His decision to ease the 'full fund' rule means in effect that the Government has decided to borrow from the banks to help finance the excess of public spending over tax revenue. At present, the Treasury is committed to funding the deficit by selling bonds to individuals and institutions only.

Mr Lamont said that from now on purchases or sales of gilts by banks and building societies would count as funding or reducing the financing of the PSBR.

He made it clear that the measure would ease pressures on the financial markets, which are expected to finance the swelling PSBR. The Chancellor also hoped the decision might lead to a strengthening in the growth of broad money supply M4 - chiefly cash and bank accounts.

The Chancellor also widened the 'monitoring range' for annual growth in M4 to 3-9 per cent for the rest of the Parliament from the 4-8 per cent range for this financial year set in the Autumn Statement.
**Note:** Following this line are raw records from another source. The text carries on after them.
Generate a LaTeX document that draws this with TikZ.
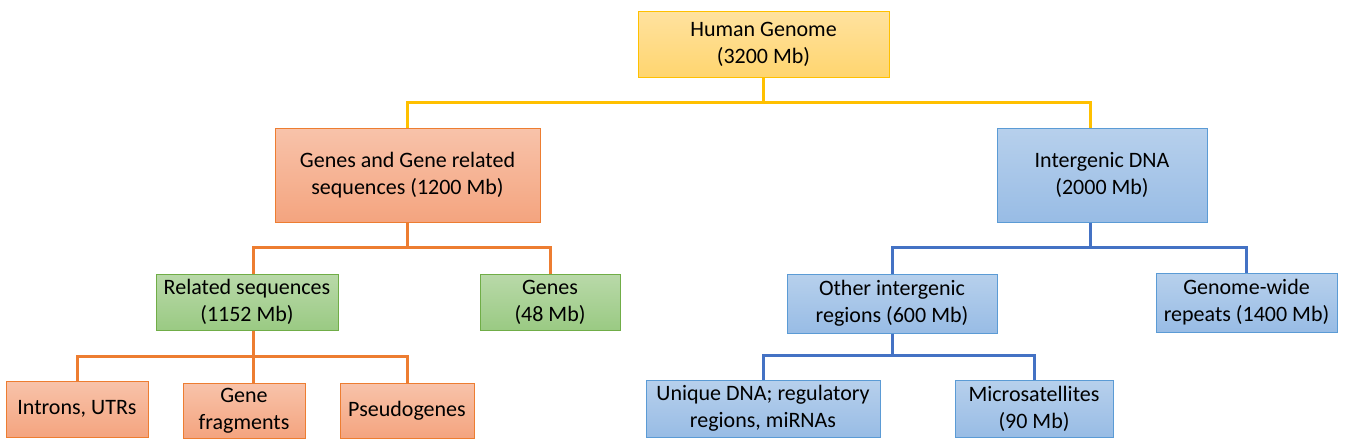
\documentclass[tikz,border=0pt]{standalone}
\usepackage{fontspec}
\setmainfont{Carlito}
\usepackage{xcolor}
\usepackage{tikz}
\usetikzlibrary{positioning}

\definecolor{ylwline}{HTML}{FFC000}
\definecolor{ylwtop}{HTML}{FFE29F}
\definecolor{ylwbot}{HTML}{FFD56F}
\definecolor{orline}{HTML}{ED7D31}
\definecolor{ortop}{HTML}{F8C3AA}
\definecolor{orbot}{HTML}{F4A47F}
\definecolor{grline}{HTML}{70AD47}
\definecolor{grtop}{HTML}{B9D9A9}
\definecolor{grbot}{HTML}{9ACA83}
\definecolor{blline}{HTML}{5B9BD5}
\definecolor{bltop}{HTML}{B7D0EC}
\definecolor{blbot}{HTML}{98BCE5}
\definecolor{blconn}{HTML}{4472C4}

\begin{document}
\begin{tikzpicture}[
  x=0.5pt, y=-0.5pt,
  font=\fontsize{11}{13.5}\selectfont,
  box/.style={draw, align=center, inner sep=2pt, line width=0.5pt},
  ylwbox/.style={box, draw=ylwline, top color=ylwtop, bottom color=ylwbot},
  orbox/.style={box, draw=orline, top color=ortop, bottom color=orbot},
  grbox/.style={box, draw=grline, top color=grtop, bottom color=grbot},
  blbox/.style={box, draw=blline, top color=bltop, bottom color=blbot},
  conn/.style={line width=1.5pt},
]
\useasboundingbox (0,0) rectangle (1347,446);
% top level
\node[ylwbox, minimum width=125.5pt, minimum height=33pt] (genome) at (763.5,44) {Human Genome\\(3200 Mb)};
% second level
\node[orbox, minimum width=132.5pt, minimum height=47pt] (generel) at (407.5,175) {Genes and Gene related\\sequences (1200 Mb)};
\node[blbox, minimum width=105pt, minimum height=47pt] (interdna) at (1102,175) {Intergenic DNA\\(2000 Mb)};
% third level
\node[grbox, minimum width=91pt, minimum height=28pt] (relseq) at (247,302) {Related sequences\\(1152 Mb)};
\node[grbox, minimum width=70pt, minimum height=28pt] (genes) at (550,302) {Genes\\(48 Mb)};
\node[blbox, minimum width=105pt, minimum height=29.5pt] (otherreg) at (892,303.5) {Other intergenic\\regions (600 Mb)};
\node[blbox, minimum width=90.5pt, minimum height=29.5pt] (repeats) at (1246.5,302.5) {Genome-wide\\repeats (1400 Mb)};
% fourth level
\node[orbox, minimum width=71pt, minimum height=28pt] (introns) at (77,409) {Introns, UTRs};
\node[orbox, minimum width=61pt, minimum height=27.5pt] (genefrag) at (244,410.5) {Gene\\fragments};
\node[orbox, minimum width=67pt, minimum height=27.5pt] (pseudo) at (407,410.5) {Pseudogenes};
\node[blbox, minimum width=117pt, minimum height=28.5pt] (unique) at (763,408.5) {Unique DNA; regulatory\\regions, miRNAs};
\node[blbox, minimum width=79pt, minimum height=28.5pt] (microsat) at (1034,408.5) {Microsatellites\\(90 Mb)};
% connectors
\draw[conn, ylwline] (genome.south) -- ++(0,25) -| (generel.north);
\draw[conn, ylwline] (genome.south) -- ++(0,25) -| ([xshift=-6pt]interdna.north);
\draw[conn, orline] (generel.south) -- ++(0,25) -| ([xshift=3pt]relseq.north);
\draw[conn, orline] (generel.south) -- ++(0,25) -| (genes.north);
\draw[conn, orline] ([xshift=3pt]relseq.south) -- ++(0,26) -| (introns.north);
\draw[conn, orline] ([xshift=3pt]relseq.south) -- ++(0,26) -| (pseudo.north);
\draw[conn, orline] ([xshift=3pt]relseq.south) -- ([xshift=3pt]relseq.south |- genefrag.north);
\draw[conn, blconn] ([xshift=-6pt]interdna.south) -- ++(0,25) -| (otherreg.north);
\draw[conn, blconn] ([xshift=-6pt]interdna.south) -- ++(0,25) -| (repeats.north);
\draw[conn, blconn] (otherreg.south) -- ++(0,22) -| (unique.north);
\draw[conn, blconn] (otherreg.south) -- ++(0,22) -| (microsat.north);
\end{tikzpicture}
\end{document}
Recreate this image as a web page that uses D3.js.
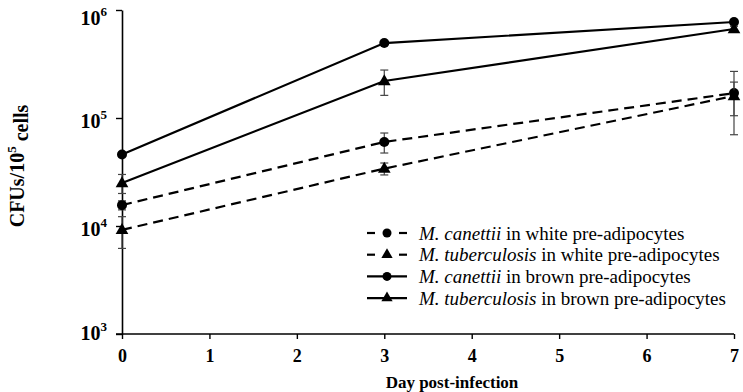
<!DOCTYPE html>
<html>
<head>
<meta charset="utf-8">
<script src="https://cdn.jsdelivr.net/npm/d3@7"></script>
<style>
  body { margin: 0; background: #fff; }
  svg { display: block; }
  svg text { font-family: "Liberation Serif", "Times New Roman", Times, "DejaVu Serif", serif; fill: #000; }
</style>
</head>
<body>
<div id="chart"></div>
<script>
// days sampled
var days = [0, 3, 7];

// mean CFUs per 10^5 cells, one array per series
var canettiiWhite = [15600, 60000, 170000];
var tbWhite = [9200, 34000, 160000];
var canettiiBrown = [46000, 494000, 774000];
var tbBrown = [25000, 220000, 667000];

// standard deviations (same order)
var canettiiWhiteErr = [1500, 12600, 100000];
var tbWhiteErr = [3000, 4300, 55000];
var canettiiBrownErr = [2000, 0, 40000];
var tbBrownErr = [5000, 58000, 40000];

var seriesNames = [
  ["M. canettii", " in white pre-adipocytes"],
  ["M. tuberculosis", " in white pre-adipocytes"],
  ["M. canettii", " in brown pre-adipocytes"],
  ["M. tuberculosis", " in brown pre-adipocytes"]
];
var xTicks = [0, 1, 2, 3, 4, 5, 6, 7];
var yTicks = [1e3, 1e4, 1e5, 1e6];

var width = 743
 ,  height = 392
 ,  serif = '"Liberation Serif", "Times New Roman", Times, "DejaVu Serif", serif';

var series = [
  {name: seriesNames[0], values: canettiiWhite, err: canettiiWhiteErr, dashed: true, shape: "circle"},
  {name: seriesNames[1], values: tbWhite, err: tbWhiteErr, dashed: true, shape: "triangle"},
  {name: seriesNames[2], values: canettiiBrown, err: canettiiBrownErr, dashed: false, shape: "circle"},
  {name: seriesNames[3], values: tbBrown, err: tbBrownErr, dashed: false, shape: "triangle"}
];

var x = d3.scaleLinear().domain([0, 7]).range([122, 734]);
var y = d3.scaleLog().domain([1e3, 1e6]).range([334, 10]);

var svg = d3.select("#chart").append("svg")
  .attr("width", width)
  .attr("height", height)
  .attr("font-family", serif);

// axes
var xAxis = svg.append("g")
  .attr("transform", "translate(0,334)")
  .call(d3.axisBottom(x).tickValues(xTicks).tickSize(5).tickSizeOuter(0).tickFormat(d3.format("d")))
  .attr("font-family", serif);
xAxis.select(".domain").attr("d", "M116,0H734").attr("stroke-width", 1.6);
xAxis.selectAll(".tick line").attr("stroke-width", 1.4);
xAxis.selectAll(".tick text")
  .attr("y", 15)
  .attr("font-size", "18px")
  .attr("font-weight", "bold");

var yAxis = svg.append("g")
  .attr("transform", "translate(122,0)")
  .call(d3.axisLeft(y).tickValues(yTicks).tickSize(6).tickSizeOuter(0).tickFormat(""))
  .attr("font-family", serif);
yAxis.select(".domain").attr("stroke-width", 1.6);
yAxis.selectAll(".tick line").attr("stroke-width", 1.4);

// top and bottom labels are nudged inwards, like the original
var yLabel = yAxis.selectAll(".tick").append("text")
  .attr("x", -15)
  .attr("y", function(d) { return d == 1e6 ? 5 : (d == 1e3 ? -4 : 0); })
  .attr("dy", "0.45em")
  .attr("text-anchor", "end")
  .attr("font-size", "20px")
  .attr("font-weight", "bold");
yLabel.append("tspan").text("10");
yLabel.append("tspan")
  .attr("dy", "-0.65em")
  .attr("font-size", "13px")
  .text(function(d) { return Math.round(Math.log10(d)); });

// axis titles
var yTitle = svg.append("text")
  .attr("transform", "translate(24,166) rotate(-90)")
  .attr("text-anchor", "middle")
  .attr("font-size", "20px")
  .attr("font-weight", "bold");
yTitle.append("tspan").text("CFUs/10");
yTitle.append("tspan").attr("dy", "-0.6em").attr("font-size", "13px").text("5");
yTitle.append("tspan").attr("dy", "0.6em").text(" cells");

svg.append("text")
  .attr("x", 452)
  .attr("y", 388)
  .attr("text-anchor", "middle")
  .attr("font-size", "17px")
  .attr("font-weight", "bold")
  .text("Day post-infection");

var line = d3.line()
  .x(function(d) { return x(d.day); })
  .y(function(d) { return y(d.value); });

var tri = d3.symbol().type(d3.symbolTriangle).size(70);

function drawMarker(g, shape) {
  if (shape == "circle") {
    g.append("circle").attr("r", 5).attr("fill", "#000");
  } else {
    g.append("path").attr("d", tri).attr("transform", "translate(0,0.5)").attr("fill", "#000");
  }
}

series.forEach(function(s) {
  var pts = days.map(function(d, i) { return {day: d, value: s.values[i], err: s.err[i]}; });

  // error bars
  var eb = svg.append("g").attr("stroke", "#444").attr("stroke-width", 1.2);
  pts.forEach(function(p) {
    if (!p.err) return;
    var top = y(p.value + p.err)
     ,  bot = y(Math.max(p.value - p.err, 1e3))
     ,  cx = x(p.day);
    eb.append("line").attr("x1", cx).attr("x2", cx).attr("y1", top).attr("y2", bot);
    eb.append("line").attr("x1", cx - 4).attr("x2", cx + 4).attr("y1", top).attr("y2", top);
    eb.append("line").attr("x1", cx - 4).attr("x2", cx + 4).attr("y1", bot).attr("y2", bot);
  });

  svg.append("path")
    .datum(pts)
    .attr("d", line)
    .attr("fill", "none")
    .attr("stroke", "#000")
    .attr("stroke-width", 2.2)
    .attr("stroke-dasharray", s.dashed ? "10,6" : null);

  pts.forEach(function(p) {
    var g = svg.append("g").attr("transform", "translate(" + x(p.day) + "," + y(p.value) + ")");
    drawMarker(g, s.shape);
  });
});

// legend
var legend = svg.append("g").attr("transform", "translate(367,233)");
series.forEach(function(s, i) {
  var row = legend.append("g").attr("transform", "translate(0," + (i * 21.7) + ")");
  if (s.dashed) {
    row.append("line").attr("x1", 0).attr("x2", 8).attr("stroke", "#000").attr("stroke-width", 2.2);
    row.append("line").attr("x1", 32).attr("x2", 40).attr("stroke", "#000").attr("stroke-width", 2.2);
  } else {
    row.append("line").attr("x1", 0).attr("x2", 40).attr("stroke", "#000").attr("stroke-width", 2.2);
  }
  var m = row.append("g").attr("transform", "translate(20,0)");
  if (s.shape == "circle") {
    m.append("circle").attr("r", 4.5).attr("fill", "#000");
  } else {
    m.append("path").attr("d", d3.symbol().type(d3.symbolTriangle).size(55)).attr("fill", "#000");
  }
  var t = row.append("text")
    .attr("x", 52)
    .attr("dy", "0.35em")
    .attr("font-size", "19px");
  t.append("tspan").attr("font-style", "italic").text(s.name[0]);
  t.append("tspan").text(s.name[1]);
});
</script>
</body>
</html>
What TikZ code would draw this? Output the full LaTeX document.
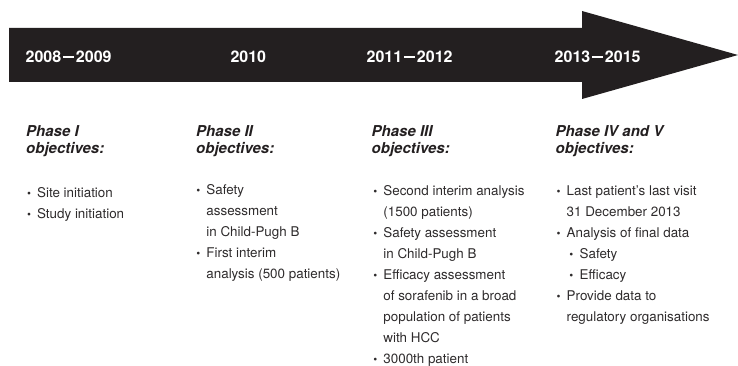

M4 grew by 3.2 per cent in the year to January, so this shift in the monetary goalposts brings M4 growth within its desired range.

The Treasury said M4 had been depressed by low growth in bank lending to individuals late last year. The widening in the range was justified by the longer period to which it now applied.

The Chancellor also downgraded the importance of growth in the narrow money supply measure M0 - cash and banks' balances at the Bank of England - as a guide to potential inflationary pressures. M0, like M4, now has a 'monitoring range' rather than a 'target range'.

The Chancellor left the desired range for growth in M0 at zero to 4 per cent, despite it rising by 4.5 per cent in the year to February. He said M0 might well rise above the ceiling for a while, but 'should fall back in the medium term'.

The Red Book said that if either M0 or M4 were outside its monitoring range this would be 'a cause for concern'.

The widely expected decision to ease the full-fund rule follows mounting concern that the Treasury might face problems in financing the largely recession-induced explosive growth in borrowing without driving up long- term interest rates.

Under the full-fund rule, the Government obliged itself to finance the full amount of the PSBR, together with any maturing gilt-edged stock and any changes in foreign exchange reserves, by sales of gilts to the private sector.